■ **Description of the task**
In the material below, please retype the lines from the very first through the one with "10.5, 11.0, 11.5, 12.0, 12.5, 13.0, 13.5, 14.0, 14.5, 15.0]", exactly and without pictures.

■ **Recorded data**
╭──
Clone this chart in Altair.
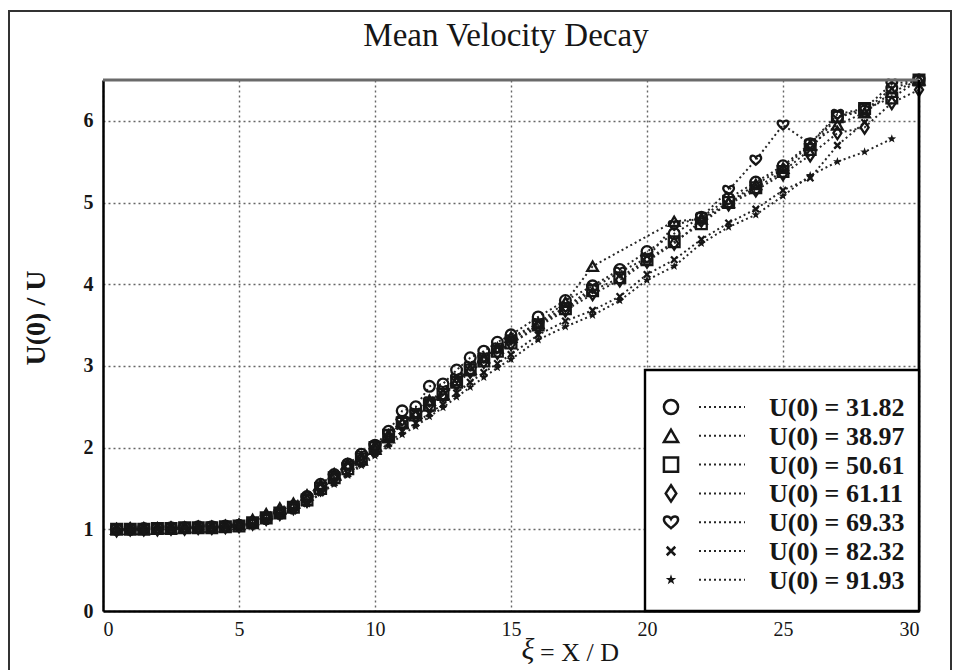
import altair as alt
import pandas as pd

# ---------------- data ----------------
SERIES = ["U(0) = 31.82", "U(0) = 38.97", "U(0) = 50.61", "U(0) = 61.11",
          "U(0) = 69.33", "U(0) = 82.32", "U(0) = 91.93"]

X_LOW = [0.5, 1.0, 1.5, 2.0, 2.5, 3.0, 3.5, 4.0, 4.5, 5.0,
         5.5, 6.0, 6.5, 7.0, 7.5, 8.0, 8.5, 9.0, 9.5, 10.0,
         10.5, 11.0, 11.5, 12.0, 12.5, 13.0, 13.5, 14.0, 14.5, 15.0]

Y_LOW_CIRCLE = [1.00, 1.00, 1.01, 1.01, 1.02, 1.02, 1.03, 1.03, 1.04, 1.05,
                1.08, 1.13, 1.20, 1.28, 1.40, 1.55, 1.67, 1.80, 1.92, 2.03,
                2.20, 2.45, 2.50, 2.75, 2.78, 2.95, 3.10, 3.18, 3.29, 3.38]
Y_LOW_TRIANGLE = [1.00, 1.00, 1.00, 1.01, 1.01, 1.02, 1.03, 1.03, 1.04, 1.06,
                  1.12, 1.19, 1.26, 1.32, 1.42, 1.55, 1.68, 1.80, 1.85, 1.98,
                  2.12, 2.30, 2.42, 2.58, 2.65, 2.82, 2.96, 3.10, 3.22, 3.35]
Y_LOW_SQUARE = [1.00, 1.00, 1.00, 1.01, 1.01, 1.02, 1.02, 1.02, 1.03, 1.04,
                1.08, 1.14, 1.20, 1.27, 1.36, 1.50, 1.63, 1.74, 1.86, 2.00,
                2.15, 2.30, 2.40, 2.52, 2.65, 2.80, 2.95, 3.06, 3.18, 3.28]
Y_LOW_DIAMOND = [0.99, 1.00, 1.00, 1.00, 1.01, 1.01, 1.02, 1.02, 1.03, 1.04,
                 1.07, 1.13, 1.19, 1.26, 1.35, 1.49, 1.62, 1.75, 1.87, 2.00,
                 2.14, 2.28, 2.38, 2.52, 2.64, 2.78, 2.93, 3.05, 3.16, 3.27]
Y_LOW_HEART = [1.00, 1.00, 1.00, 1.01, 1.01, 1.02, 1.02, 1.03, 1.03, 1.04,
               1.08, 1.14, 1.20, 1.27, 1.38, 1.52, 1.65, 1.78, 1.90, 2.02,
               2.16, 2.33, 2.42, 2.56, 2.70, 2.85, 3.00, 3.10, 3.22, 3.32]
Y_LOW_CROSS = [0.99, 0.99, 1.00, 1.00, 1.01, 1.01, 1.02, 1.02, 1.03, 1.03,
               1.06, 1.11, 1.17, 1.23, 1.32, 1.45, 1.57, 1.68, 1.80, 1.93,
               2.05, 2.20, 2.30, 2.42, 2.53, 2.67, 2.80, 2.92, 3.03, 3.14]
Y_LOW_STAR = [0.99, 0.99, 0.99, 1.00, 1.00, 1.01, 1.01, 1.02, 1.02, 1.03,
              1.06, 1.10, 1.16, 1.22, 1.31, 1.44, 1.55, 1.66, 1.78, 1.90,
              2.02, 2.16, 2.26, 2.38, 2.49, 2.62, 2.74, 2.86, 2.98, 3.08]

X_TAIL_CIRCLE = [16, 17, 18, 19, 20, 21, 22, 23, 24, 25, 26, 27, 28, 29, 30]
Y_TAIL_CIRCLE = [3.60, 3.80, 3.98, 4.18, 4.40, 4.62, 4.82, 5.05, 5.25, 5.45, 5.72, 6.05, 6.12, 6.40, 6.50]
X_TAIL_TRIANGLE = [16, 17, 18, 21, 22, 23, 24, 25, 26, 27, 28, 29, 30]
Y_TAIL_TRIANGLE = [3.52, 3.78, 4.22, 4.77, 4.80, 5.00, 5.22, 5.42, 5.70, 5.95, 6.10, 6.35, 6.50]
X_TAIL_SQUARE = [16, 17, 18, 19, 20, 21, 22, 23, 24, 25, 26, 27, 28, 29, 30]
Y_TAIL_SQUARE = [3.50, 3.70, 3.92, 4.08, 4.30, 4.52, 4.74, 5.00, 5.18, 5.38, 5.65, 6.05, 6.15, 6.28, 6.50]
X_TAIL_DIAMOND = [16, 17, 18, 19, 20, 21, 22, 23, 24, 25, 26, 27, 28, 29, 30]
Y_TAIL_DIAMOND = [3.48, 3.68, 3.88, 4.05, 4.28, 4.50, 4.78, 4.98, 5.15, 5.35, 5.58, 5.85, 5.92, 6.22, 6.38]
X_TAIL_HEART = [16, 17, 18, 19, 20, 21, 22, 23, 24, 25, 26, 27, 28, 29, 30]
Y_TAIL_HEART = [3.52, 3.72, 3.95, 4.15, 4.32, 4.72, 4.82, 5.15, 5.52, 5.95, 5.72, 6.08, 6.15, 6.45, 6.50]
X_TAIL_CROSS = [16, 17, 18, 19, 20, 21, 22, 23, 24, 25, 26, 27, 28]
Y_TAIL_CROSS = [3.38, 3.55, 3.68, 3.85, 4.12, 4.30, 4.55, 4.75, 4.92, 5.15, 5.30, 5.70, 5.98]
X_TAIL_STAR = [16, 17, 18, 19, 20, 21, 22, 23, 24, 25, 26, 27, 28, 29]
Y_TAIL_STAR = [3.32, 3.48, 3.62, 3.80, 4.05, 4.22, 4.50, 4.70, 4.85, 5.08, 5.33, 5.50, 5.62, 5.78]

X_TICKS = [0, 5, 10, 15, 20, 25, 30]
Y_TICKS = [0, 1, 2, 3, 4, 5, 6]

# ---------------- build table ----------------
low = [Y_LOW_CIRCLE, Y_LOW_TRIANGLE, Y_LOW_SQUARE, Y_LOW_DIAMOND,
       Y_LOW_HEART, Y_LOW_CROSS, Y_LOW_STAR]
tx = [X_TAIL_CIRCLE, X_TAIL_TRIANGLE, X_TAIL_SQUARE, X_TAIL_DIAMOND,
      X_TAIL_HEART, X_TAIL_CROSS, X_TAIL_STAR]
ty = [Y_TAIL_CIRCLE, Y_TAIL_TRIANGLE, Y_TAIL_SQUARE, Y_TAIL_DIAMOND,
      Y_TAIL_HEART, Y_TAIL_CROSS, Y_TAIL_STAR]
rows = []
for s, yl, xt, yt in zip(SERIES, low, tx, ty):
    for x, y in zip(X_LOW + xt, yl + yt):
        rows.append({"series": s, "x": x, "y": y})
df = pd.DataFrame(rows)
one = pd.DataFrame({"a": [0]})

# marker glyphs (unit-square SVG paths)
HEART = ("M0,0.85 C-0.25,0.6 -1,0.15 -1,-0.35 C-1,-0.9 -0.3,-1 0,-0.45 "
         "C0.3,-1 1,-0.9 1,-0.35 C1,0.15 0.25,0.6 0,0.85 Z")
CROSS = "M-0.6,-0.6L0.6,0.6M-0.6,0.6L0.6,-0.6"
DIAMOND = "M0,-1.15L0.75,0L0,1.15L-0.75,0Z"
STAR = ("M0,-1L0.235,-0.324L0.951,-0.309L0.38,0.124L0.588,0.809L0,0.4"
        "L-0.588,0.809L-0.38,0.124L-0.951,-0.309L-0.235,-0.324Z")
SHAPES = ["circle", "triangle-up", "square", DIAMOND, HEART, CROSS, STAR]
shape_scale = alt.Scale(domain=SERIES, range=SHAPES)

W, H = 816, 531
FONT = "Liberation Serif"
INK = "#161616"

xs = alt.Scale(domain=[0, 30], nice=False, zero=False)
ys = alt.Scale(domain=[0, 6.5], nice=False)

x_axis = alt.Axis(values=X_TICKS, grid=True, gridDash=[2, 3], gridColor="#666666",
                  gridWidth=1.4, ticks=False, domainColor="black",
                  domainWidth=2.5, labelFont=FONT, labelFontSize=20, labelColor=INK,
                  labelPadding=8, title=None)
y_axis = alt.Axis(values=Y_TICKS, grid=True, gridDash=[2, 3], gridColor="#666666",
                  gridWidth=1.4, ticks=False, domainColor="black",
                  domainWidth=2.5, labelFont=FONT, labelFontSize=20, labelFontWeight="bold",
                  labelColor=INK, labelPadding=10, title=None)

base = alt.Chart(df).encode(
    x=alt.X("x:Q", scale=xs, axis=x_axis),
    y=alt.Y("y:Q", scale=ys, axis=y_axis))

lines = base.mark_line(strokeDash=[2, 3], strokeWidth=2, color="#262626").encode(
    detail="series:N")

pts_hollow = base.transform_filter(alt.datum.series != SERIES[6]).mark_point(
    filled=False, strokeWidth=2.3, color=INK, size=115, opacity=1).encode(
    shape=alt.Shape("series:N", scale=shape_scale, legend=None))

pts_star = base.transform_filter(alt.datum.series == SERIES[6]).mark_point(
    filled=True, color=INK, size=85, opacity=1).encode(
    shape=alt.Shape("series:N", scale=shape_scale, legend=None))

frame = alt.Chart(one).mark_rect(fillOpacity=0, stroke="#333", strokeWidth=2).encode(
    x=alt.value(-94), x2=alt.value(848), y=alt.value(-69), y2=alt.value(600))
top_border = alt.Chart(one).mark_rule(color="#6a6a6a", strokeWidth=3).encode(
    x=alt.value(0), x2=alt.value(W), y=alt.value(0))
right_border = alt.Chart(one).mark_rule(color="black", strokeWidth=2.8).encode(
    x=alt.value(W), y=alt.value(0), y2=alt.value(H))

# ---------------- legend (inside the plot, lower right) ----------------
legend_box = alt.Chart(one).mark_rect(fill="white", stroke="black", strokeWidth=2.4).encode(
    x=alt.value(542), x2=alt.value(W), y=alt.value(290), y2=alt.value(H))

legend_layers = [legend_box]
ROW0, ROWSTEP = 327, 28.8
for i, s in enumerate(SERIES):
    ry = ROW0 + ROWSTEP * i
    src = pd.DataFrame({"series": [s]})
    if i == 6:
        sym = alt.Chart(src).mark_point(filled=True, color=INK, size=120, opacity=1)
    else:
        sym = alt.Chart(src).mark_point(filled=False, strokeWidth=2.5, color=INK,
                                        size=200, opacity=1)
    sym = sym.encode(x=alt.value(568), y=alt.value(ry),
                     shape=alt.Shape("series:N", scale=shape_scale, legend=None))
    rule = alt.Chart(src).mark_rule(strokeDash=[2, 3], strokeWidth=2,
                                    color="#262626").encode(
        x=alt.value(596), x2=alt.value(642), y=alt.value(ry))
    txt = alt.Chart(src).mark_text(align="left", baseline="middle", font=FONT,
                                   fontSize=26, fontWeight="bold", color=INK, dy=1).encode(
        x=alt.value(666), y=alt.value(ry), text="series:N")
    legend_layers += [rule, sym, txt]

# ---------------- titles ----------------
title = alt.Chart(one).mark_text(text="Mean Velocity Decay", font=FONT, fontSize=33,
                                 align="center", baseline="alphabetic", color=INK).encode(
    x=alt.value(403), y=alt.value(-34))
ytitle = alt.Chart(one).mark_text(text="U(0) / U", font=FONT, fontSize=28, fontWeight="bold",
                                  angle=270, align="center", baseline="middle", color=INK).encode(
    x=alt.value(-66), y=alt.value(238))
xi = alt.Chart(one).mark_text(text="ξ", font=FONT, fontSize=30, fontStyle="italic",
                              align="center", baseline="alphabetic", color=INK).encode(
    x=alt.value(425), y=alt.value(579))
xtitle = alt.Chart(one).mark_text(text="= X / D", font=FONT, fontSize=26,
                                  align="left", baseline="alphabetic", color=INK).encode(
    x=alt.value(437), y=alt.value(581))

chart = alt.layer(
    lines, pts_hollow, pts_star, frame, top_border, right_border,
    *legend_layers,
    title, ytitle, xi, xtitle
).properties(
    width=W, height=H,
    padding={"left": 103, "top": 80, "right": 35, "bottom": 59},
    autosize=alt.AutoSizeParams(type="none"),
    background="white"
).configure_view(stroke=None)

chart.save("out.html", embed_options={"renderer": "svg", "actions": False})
╰──
■ **Result for this task**
Clone this chart in Altair.
import altair as alt
import pandas as pd

# ---------------- data ----------------
SERIES = ["U(0) = 31.82", "U(0) = 38.97", "U(0) = 50.61", "U(0) = 61.11",
          "U(0) = 69.33", "U(0) = 82.32", "U(0) = 91.93"]

X_LOW = [0.5, 1.0, 1.5, 2.0, 2.5, 3.0, 3.5, 4.0, 4.5, 5.0,
         5.5, 6.0, 6.5, 7.0, 7.5, 8.0, 8.5, 9.0, 9.5, 10.0,
         10.5, 11.0, 11.5, 12.0, 12.5, 13.0, 13.5, 14.0, 14.5, 15.0]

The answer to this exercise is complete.